▶ **Source data**
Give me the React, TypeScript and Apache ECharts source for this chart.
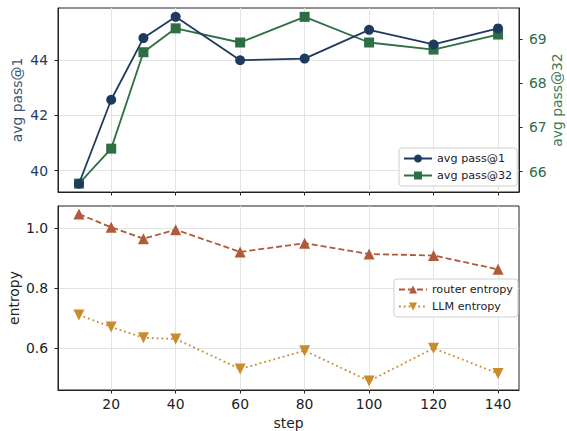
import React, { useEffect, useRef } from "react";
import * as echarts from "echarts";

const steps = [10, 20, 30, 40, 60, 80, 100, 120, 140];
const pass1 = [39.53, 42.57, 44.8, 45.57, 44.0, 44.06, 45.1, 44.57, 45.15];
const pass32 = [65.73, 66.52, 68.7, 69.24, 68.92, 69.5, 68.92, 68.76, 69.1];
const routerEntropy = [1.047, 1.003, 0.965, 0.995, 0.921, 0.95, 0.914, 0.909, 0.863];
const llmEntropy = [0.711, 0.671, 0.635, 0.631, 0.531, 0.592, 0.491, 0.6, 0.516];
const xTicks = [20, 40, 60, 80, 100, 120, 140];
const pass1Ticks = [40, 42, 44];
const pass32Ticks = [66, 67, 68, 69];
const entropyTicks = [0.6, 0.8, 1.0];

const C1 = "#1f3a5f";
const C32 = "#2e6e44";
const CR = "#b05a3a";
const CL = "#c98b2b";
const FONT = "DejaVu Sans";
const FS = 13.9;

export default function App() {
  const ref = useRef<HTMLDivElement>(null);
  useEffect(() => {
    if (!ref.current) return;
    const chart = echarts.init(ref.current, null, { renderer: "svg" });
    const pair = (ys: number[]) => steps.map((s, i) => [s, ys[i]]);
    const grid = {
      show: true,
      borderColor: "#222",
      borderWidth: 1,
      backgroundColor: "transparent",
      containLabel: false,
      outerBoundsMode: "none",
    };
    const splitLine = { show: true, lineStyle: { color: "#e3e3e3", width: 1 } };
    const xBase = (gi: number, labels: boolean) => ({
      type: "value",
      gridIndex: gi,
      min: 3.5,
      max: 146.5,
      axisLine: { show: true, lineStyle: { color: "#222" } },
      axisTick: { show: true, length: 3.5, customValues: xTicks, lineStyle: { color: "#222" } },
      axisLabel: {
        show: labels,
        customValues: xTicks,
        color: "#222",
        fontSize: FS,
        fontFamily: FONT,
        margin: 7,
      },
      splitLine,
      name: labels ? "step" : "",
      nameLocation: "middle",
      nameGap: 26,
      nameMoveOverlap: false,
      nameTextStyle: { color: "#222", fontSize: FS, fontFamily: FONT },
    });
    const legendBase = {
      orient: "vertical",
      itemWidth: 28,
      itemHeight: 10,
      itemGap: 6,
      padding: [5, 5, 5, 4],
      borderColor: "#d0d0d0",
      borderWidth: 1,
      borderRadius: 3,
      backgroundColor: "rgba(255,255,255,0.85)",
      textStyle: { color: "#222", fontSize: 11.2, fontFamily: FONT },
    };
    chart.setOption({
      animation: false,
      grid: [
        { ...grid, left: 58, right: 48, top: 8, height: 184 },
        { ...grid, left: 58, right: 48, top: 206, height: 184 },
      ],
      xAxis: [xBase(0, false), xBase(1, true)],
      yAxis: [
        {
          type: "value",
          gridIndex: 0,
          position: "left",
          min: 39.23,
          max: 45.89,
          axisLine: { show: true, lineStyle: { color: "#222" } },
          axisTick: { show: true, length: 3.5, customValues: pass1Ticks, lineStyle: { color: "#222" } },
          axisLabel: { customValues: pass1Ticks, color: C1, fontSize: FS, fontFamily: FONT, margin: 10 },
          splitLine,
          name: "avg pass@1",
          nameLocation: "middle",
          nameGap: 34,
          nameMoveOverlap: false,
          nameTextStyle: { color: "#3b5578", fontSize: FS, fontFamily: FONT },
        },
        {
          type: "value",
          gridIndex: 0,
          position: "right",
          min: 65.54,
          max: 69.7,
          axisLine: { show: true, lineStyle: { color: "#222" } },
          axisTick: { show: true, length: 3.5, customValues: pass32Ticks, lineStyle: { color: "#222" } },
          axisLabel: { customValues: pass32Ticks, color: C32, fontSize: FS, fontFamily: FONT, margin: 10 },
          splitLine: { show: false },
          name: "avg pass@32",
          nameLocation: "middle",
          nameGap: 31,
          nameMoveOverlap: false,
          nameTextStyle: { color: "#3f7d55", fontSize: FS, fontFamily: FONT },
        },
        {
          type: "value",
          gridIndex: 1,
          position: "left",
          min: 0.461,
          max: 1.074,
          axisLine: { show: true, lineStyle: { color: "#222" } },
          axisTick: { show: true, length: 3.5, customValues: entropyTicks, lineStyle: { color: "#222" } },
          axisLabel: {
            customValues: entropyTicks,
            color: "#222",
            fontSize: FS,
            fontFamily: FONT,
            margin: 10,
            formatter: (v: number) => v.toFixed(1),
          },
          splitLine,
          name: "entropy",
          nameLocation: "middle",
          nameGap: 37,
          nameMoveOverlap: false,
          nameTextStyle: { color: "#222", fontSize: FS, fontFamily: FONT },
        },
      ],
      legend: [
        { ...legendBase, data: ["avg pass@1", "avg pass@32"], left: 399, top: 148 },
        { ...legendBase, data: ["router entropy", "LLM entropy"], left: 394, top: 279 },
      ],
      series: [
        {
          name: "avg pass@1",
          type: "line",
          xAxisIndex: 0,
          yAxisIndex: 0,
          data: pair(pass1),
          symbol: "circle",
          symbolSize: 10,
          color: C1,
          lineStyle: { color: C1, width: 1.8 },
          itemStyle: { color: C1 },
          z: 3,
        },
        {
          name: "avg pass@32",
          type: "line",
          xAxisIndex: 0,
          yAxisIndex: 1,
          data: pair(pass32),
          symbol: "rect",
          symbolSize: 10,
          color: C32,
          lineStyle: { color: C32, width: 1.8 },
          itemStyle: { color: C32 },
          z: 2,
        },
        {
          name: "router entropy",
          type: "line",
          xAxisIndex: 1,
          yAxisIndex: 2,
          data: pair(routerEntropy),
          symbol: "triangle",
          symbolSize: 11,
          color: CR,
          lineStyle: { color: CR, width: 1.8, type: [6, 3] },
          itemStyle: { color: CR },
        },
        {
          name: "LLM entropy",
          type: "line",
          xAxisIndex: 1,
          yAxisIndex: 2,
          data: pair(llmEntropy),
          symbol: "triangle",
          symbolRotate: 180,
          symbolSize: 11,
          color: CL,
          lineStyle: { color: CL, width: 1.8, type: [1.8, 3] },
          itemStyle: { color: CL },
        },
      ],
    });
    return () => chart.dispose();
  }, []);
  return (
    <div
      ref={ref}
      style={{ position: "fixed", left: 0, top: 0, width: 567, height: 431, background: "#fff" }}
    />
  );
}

▶ **Task objective**
Go through the listing above and return every line where the word "React" occurs.

▶ **Output for this exercise**
Give me the React, TypeScript and Apache ECharts source for this chart.
import React, { useEffect, useRef } from "react";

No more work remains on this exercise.